You're on the right track, but so far you haven't used the most important fact about characteristics: that the solution is constant along them. It is correct that for your first question, the characteristics are given by $x(s) = 3/2(s-t_0)+ x_0$. But how do we use this?

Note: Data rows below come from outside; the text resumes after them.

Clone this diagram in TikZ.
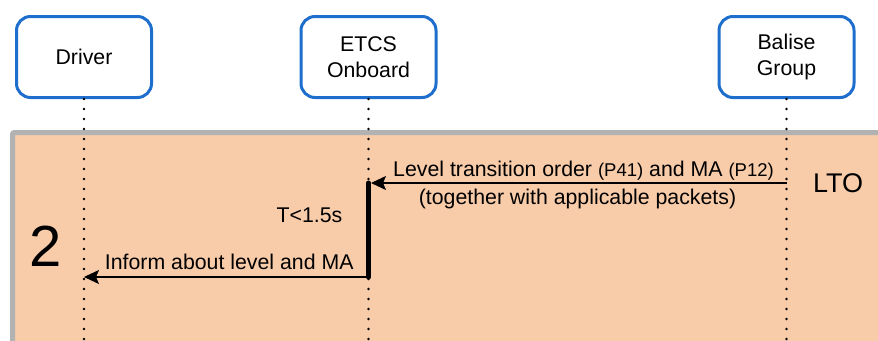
\documentclass[tikz,border=0pt]{standalone}
\usepackage{fontspec}
\setmainfont{Liberation Sans}
\usetikzlibrary{arrows.meta}
\definecolor{boxblue}{RGB}{30,110,205}
\definecolor{phasefill}{RGB}{248,203,169}
\definecolor{phaseframe}{RGB}{178,178,178}
\newcommand{\pkt}[1]{{\fontsize{18.5}{20}\selectfont #1}}
\tikzstyle{actor} = [rectangle, rounded corners=14pt, minimum width=135pt, minimum height=81pt, align=center, draw=boxblue, line width=3pt, fill=white, font=\fontsize{21.3}{25.7}\selectfont]
\tikzstyle{lifeline} = [line width=2.6pt, line cap=round, dash pattern=on 0pt off 10pt]
\tikzstyle{msg} = [line width=1.5pt, -{Stealth[length=15pt,width=14pt,inset=3pt]}]
\tikzstyle{msgtext} = [inner sep=0pt, font=\fontsize{21.3}{25}\selectfont]
\tikzstyle{active} = [line width=5pt, line cap=round]

\begin{document}
\begin{tikzpicture}[x=1pt, y=-1pt]
        \useasboundingbox (0,0) rectangle (878,340);
        \clip (0,0) rectangle (878,340);

        % Fase 2: fundo
        \draw [fill=phasefill, draw=phaseframe, line width=5pt, rounded corners=2pt] (12.5,132.5) rectangle (900,360);

        % Atores
        \node (drv) [actor] at (84,57) {Driver};
        \node (obu) [actor] at (368.5,57) {ETCS\\Onboard};
        \node (bal) [actor] at (786.5,57) {Balise\\Group};

        % Linhas de vida
        \coordinate (drv-end) at (drv |- 0,340);
        \coordinate (obu-end) at (obu |- 0,340);
        \coordinate (bal-end) at (bal |- 0,340);
        \draw [lifeline] (drv.south) -- (drv-end);
        \draw [lifeline] (obu.south) -- (obu-end);
        \draw [lifeline] (bal.south) -- (bal-end);

        % Pontos das mensagens
        \coordinate (bal-lto) at (bal |- 0,183);
        \coordinate (obu-lto) at (obu |- 0,183);
        \coordinate (obu-inf) at (obu |- 0,277);
        \coordinate (drv-inf) at (drv |- 0,277);

        % Ativação do ETCS Onboard
        \draw [active] (obu-lto) -- (obu-inf);
        \node (tlimit) [msgtext, anchor=base] at (309.5,222) {T<1.5s};

        % Mensagens
        \draw [msg, shorten >=2.5pt] (bal-lto) -- node[msgtext, above=2pt, xshift=6pt] {Level transition order \pkt{(P41)} and MA \pkt{(P12)}} node[msgtext, below=5pt] {(together with applicable packets)} (obu-lto);
        \draw [msg] (obu-inf) -- node[msgtext, above=7pt, xshift=3pt] {Inform about level and MA} (drv-inf);

        % Rótulos da fase
        \node (phase) [anchor=base, inner sep=0pt, font=\fontsize{58}{60}\selectfont] at (45.5,266) {2};
        \node (lto) [anchor=base, inner sep=0pt, font=\fontsize{27}{30}\selectfont] at (838,192) {LTO};

    \end{tikzpicture}
\end{document}
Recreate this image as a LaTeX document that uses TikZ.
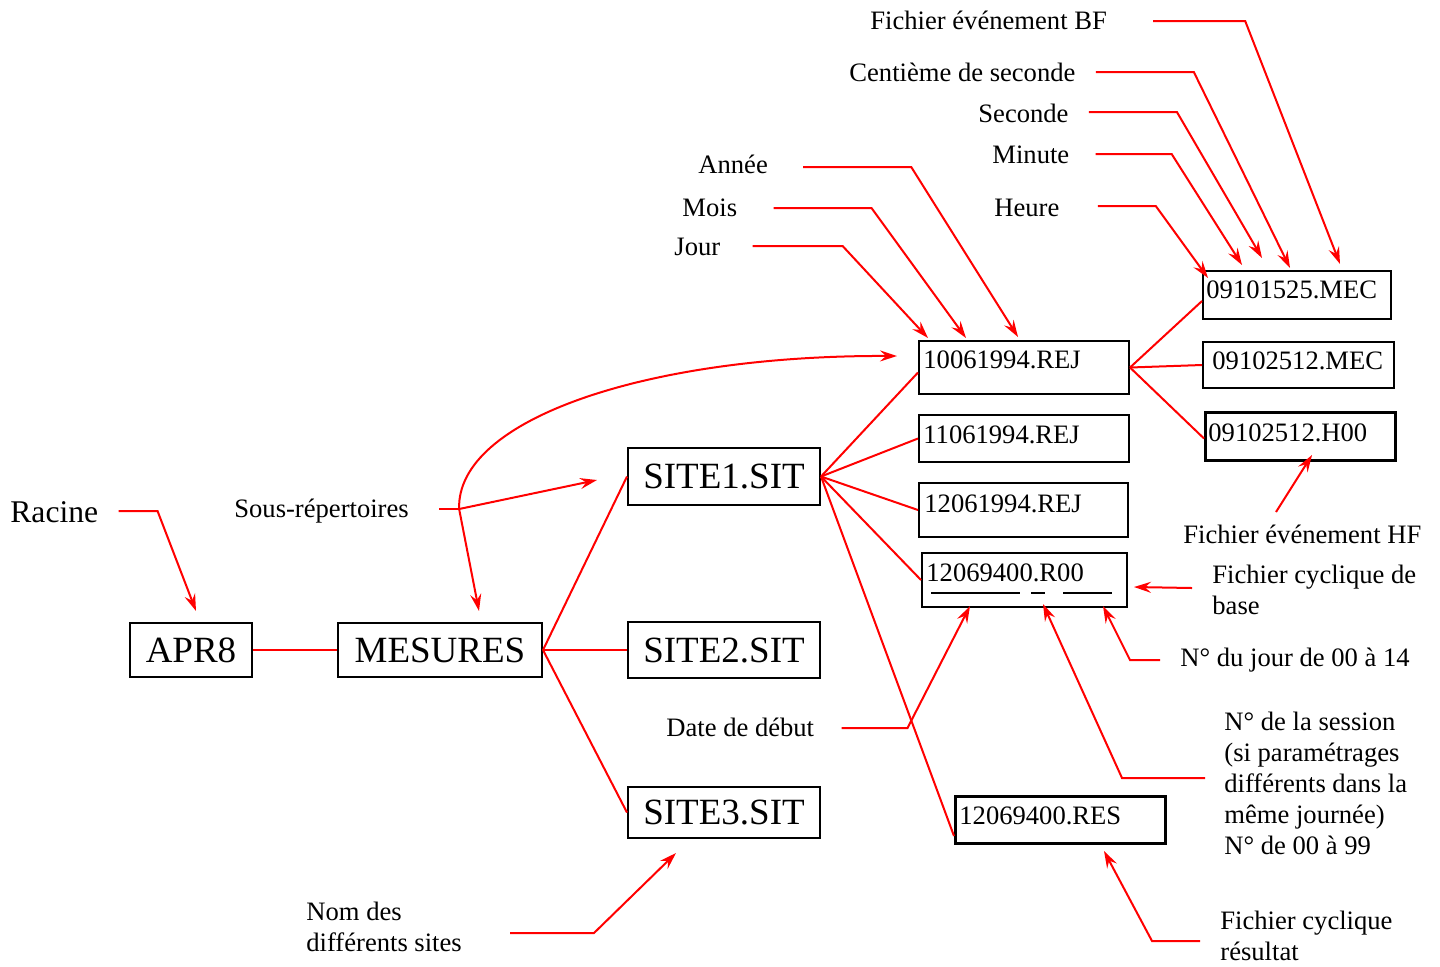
\documentclass[tikz,border=0pt]{standalone}
\usepackage{fontspec}
\setmainfont{Liberation Serif}
\usetikzlibrary{arrows.meta,calc}
\begin{document}
\begin{tikzpicture}[x=0.5pt,y=-0.5pt,
  lbl/.style={inner sep=0pt, anchor=base west, font=\fontsize{13.3}{15.5}\selectfont},
  mlbl/.style={inner sep=0pt, anchor=north west, align=left, font=\fontsize{13.3}{15.5}\selectfont},
  bigbox/.style={draw, line width=1pt, inner sep=0pt, font=\fontsize{18.5}{22}\selectfont},
  filebox/.style={draw, line width=1pt, inner sep=0pt, anchor=north west},
  thickbox/.style={filebox, line width=1.5pt},
  ftxt/.style={inner sep=0pt, anchor=base west, font=\fontsize{13.3}{15.5}\selectfont},
  link/.style={draw=red, line width=1pt},
  lead/.style={link, -{Stealth[length=8.5pt,width=5.5pt,inset=3pt]}},
  uline/.style={line width=1.3pt}
]
\useasboundingbox (0,0) rectangle (1440,966);

% main boxes
\node[bigbox, minimum width=61pt, minimum height=27pt] (apr) at (191,650) {APR8};
\node[bigbox, minimum width=102pt, minimum height=27pt] (mes) at (440,650) {MESURES};
\node[bigbox, minimum width=96pt, minimum height=28.5pt] (s1) at (724,476.5) {SITE1.SIT};
\node[bigbox, minimum width=96pt, minimum height=28pt] (s2) at (724,650) {SITE2.SIT};
\node[bigbox, minimum width=96pt, minimum height=25.5pt] (s3) at (724,812.5) {SITE3.SIT};

% file boxes
\node[filebox, minimum width=105pt, minimum height=26.5pt] (r1) at (918,340) {};
\node[ftxt] (r1t) at ($(r1.north west)+(5,28)$) {10061994.REJ};
\node[filebox, minimum width=105pt, minimum height=23.5pt] (r2) at (918,414) {};
\node[ftxt] (r2t) at ($(r2.north west)+(5,29)$) {11061994.REJ};
\node[filebox, minimum width=104.5pt, minimum height=27pt] (r3) at (918,482) {};
\node[ftxt] (r3t) at ($(r3.north west)+(6,30)$) {12061994.REJ};
\node[filebox, minimum width=102.5pt, minimum height=27pt] (r4) at (921,552) {};
\node[ftxt] (r4t) at ($(r4.north west)+(5,29)$) {12069400.R00};
\node[thickbox, minimum width=105pt, minimum height=23.5pt] (res) at (954,795) {};
\node[ftxt] (rest) at ($(res.north west)+(5,29)$) {12069400.RES};
\node[filebox, minimum width=94pt, minimum height=24pt] (m1) at (1202,270) {};
\node[ftxt] (m1t) at ($(m1.north west)+(4,28)$) {09101525.MEC};
\node[filebox, minimum width=95.5pt, minimum height=23pt] (m2) at (1202,341) {};
\node[ftxt] (m2t) at ($(m2.north west)+(10,28)$) {09102512.MEC};
\node[thickbox, minimum width=95pt, minimum height=24pt] (h00) at (1204,411) {};
\node[ftxt] (h00t) at ($(h00.north west)+(4,30)$) {09102512.H00};

% underlines
\draw[uline] ($(r4.north west)+(10,41)$) -- ++(89,0);
\draw[uline] ($(r4.north west)+(110,41)$) -- ++(14,0);
\draw[uline] ($(r4.north west)+(142,41)$) -- ++(49,0);

% labels
\node[lbl] (bf) at (870,29) {Fichier événement BF};
\node[lbl] (cent) at (849,81) {Centième de seconde};
\node[lbl] (sec) at (978,122) {Seconde};
\node[lbl] (minu) at (992,163) {Minute};
\node[lbl] (heure) at (994,216) {Heure};
\node[lbl] (annee) at (698,173) {Année};
\node[lbl] (mois) at (682,216) {Mois};
\node[lbl] (jour) at (674,255) {Jour};
\node[lbl, font=\fontsize{15.8}{18}\selectfont] (racine) at (10,522) {Racine};
\node[lbl] (sous) at (234,517) {Sous-répertoires};
\node[lbl] (date) at (666,736) {Date de début};
\node[lbl] (njour) at (1180,666) {N° du jour de 00 à 14};
\node[lbl] (fhf) at (1183,543) {Fichier événement HF};
\node[mlbl] (fcb) at (1212,565) {Fichier cyclique de\\base};
\node[mlbl] (ses) at (1224,712) {N° de la session\\(si paramétrages\\différents dans la\\même journée)\\N° de 00 à 99};
\node[mlbl] (fcr) at (1220,911) {Fichier cyclique\\résultat};
\node[mlbl] (nom) at (306,902) {Nom des\\différents sites};

% tree links
\draw[link] (apr) -- (mes);
\draw[link] (mes.east) -- (s1.west);
\draw[link] (mes.east) -- (s2.west);
\draw[link] (mes.east) -- (s3.west);
\draw[link] (s1.east) -- ($(r1.west)+(0,5)$);
\draw[link] (s1.east) -- (r2.west);
\draw[link] (s1.east) -- (r3.west);
\draw[link] (s1.east) -- (r4.west);
\draw[link] (s1.east) -- ($(res.south west)+(0,-9)$);
\draw[link] (r1.east) -- ($(m1.west)+(0,6)$);
\draw[link] (r1.east) -- (m2.west);
\draw[link] (r1.east) -- ($(h00.west)+(0,2)$);

% leaders
\draw[lead] ($(bf.base east)+(46,-8)$) -- ++(92,0) -- ($(m1.north west)+(138,-6)$);
\draw[lead] ($(cent.base east)+(20,-9)$) -- ++(98,0) -- ($(m1.north west)+(88,-2)$);
\draw[lead] ($(sec.base east)+(20,-10)$) -- ++(88,0) -- ($(m1.north west)+(60,-12)$);
\draw[lead] ($(minu.base east)+(26,-9)$) -- ++(76,0) -- ($(m1.north west)+(40,-5)$);
\draw[lead] ($(heure.base east)+(38,-10)$) -- ++(58,0) -- ($(m1.north west)+(6,8)$);
\draw[lead] ($(annee.base east)+(35,-6)$) -- ++(108,0) -- ($(r1.north west)+(100,-3)$);
\draw[lead] ($(mois.base east)+(36,-8)$) -- ++(98,0) -- ($(r1.north west)+(48,-2)$);
\draw[lead] ($(jour.base east)+(32,-9)$) -- ++(90,0) -- ($(r1.north west)+(10,-2)$);
\draw[lead] ($(racine.base east)+(20,-11)$) -- ++(39,0) -- ($(apr.north)+(5,-11)$);

\draw[link] ($(sous.base east)+(30,-8)$) -- ++(20,0) coordinate (sj);
\draw[lead] (sj) -- ($(s1.west)+(-30,3.5)$);
\draw[lead] (sj) -- ($(mes.north)+(39,-11)$);
\draw[lead] (sj) .. controls ($(sj)+(-3,-90)$) and ($(r1.west)+(-270,-12.5)$) .. ($(r1.west)+(-21,-11.5)$);

\draw[lead] ($(date.base east)+(27,-8)$) -- ++(66,0) -- ($(r4.south west)+(49,-2)$);
\draw[lead] ($(njour.base west)+(-20,-6)$) -- ++(-30,0) -- ($(r4.south east)+(-25,-2)$);
\draw[lead] ($(fhf.base west)+(93,-31)$) -- ($(h00.south west)+(108,-7)$);
\draw[lead] ($(fcb.north west)+(-20,23)$) -- ($(r4.east)+(6,7)$);
\draw[lead] ($(ses.north west)+(-19,66)$) -- ++(-83,0) -- ($(r4.south west)+(122,-4)$);
\draw[lead] ($(fcr.north west)+(-20,30)$) -- ++(-48,0) -- ($(res.south west)+(150,6)$);
\draw[lead] ($(nom.north west)+(204,31)$) -- ++(84,0) -- ($(s3.south)+(-48,14)$);
\end{tikzpicture}
\end{document}
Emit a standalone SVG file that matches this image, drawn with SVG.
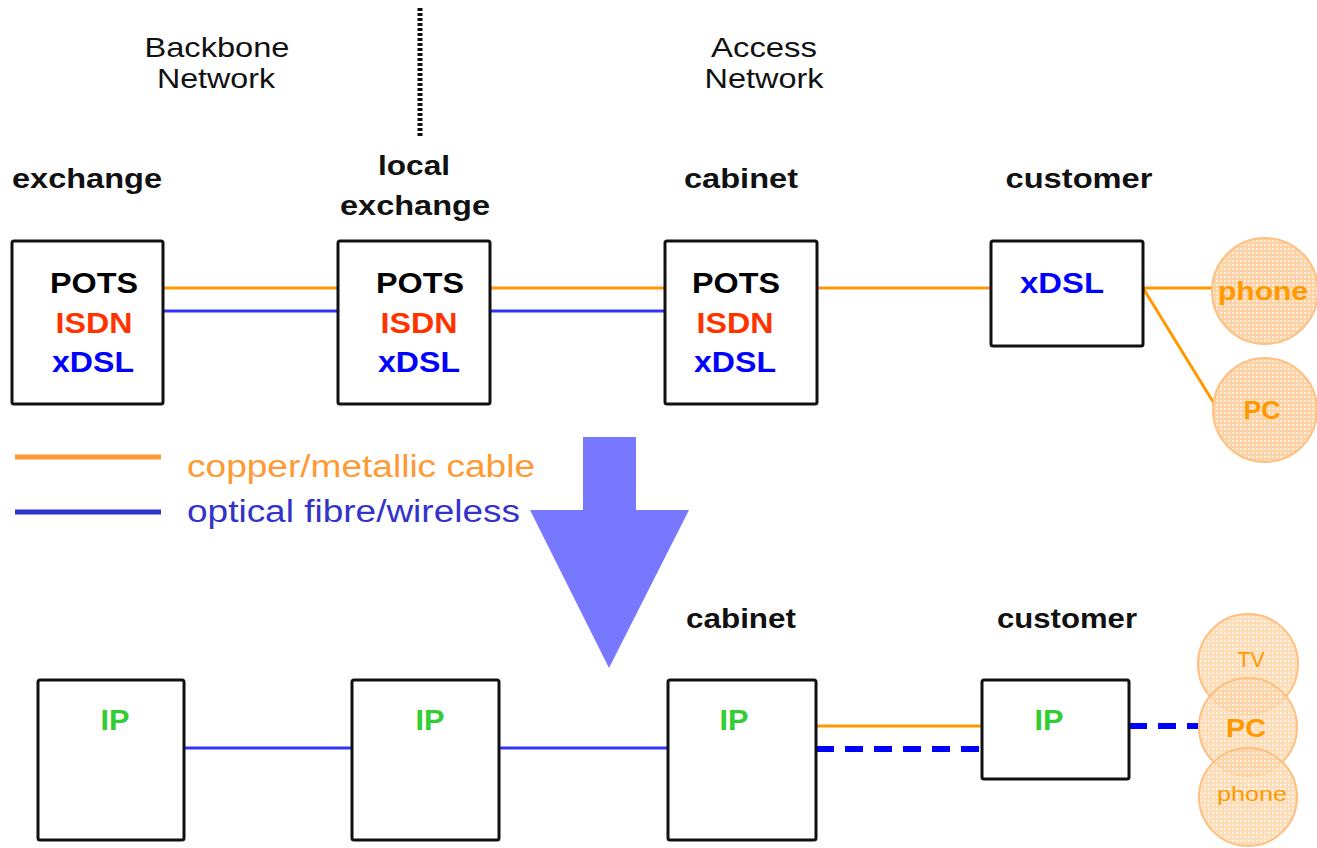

Suppose we are given the initial condition $u(x, t_0) = f(x)$. To find the value of the solution at a point $(x,t)$, we have to find a characteristic that passes through $(x,t)$. But this is easy: $$ x(s) = \frac{3}{2} (s-t_0) + x_0 $$ When $s=t$ this is supposed to take the value $x$, so we find $$ x_0 = x - \frac{3}{2}(t-t_0) $$ Plugging it back in, we have $$ x(s) = \frac{3}{2}(s-t_0) + x - \frac{3}{2}(t-t_0) $$ Since $u(x,t)$ is constant along characteristics, we have $$u(x,t) = u(x(s), s) = u(x(t_0), t_0) = f(x(t_0))$$ where we used the initial condition $u(x, t_0) = f(x)$. Using the equation for $x(s)$, we find $$ x(t_0) = x - \frac{3}{2}(t-t_0) $$ Hence the solution is $$ u(x,t) = f(x - \frac{3}{2}(t-t_0)).$$

For your second question, consider the function $u(x(s),s) - s$ and you'll find that it reduces to the first question.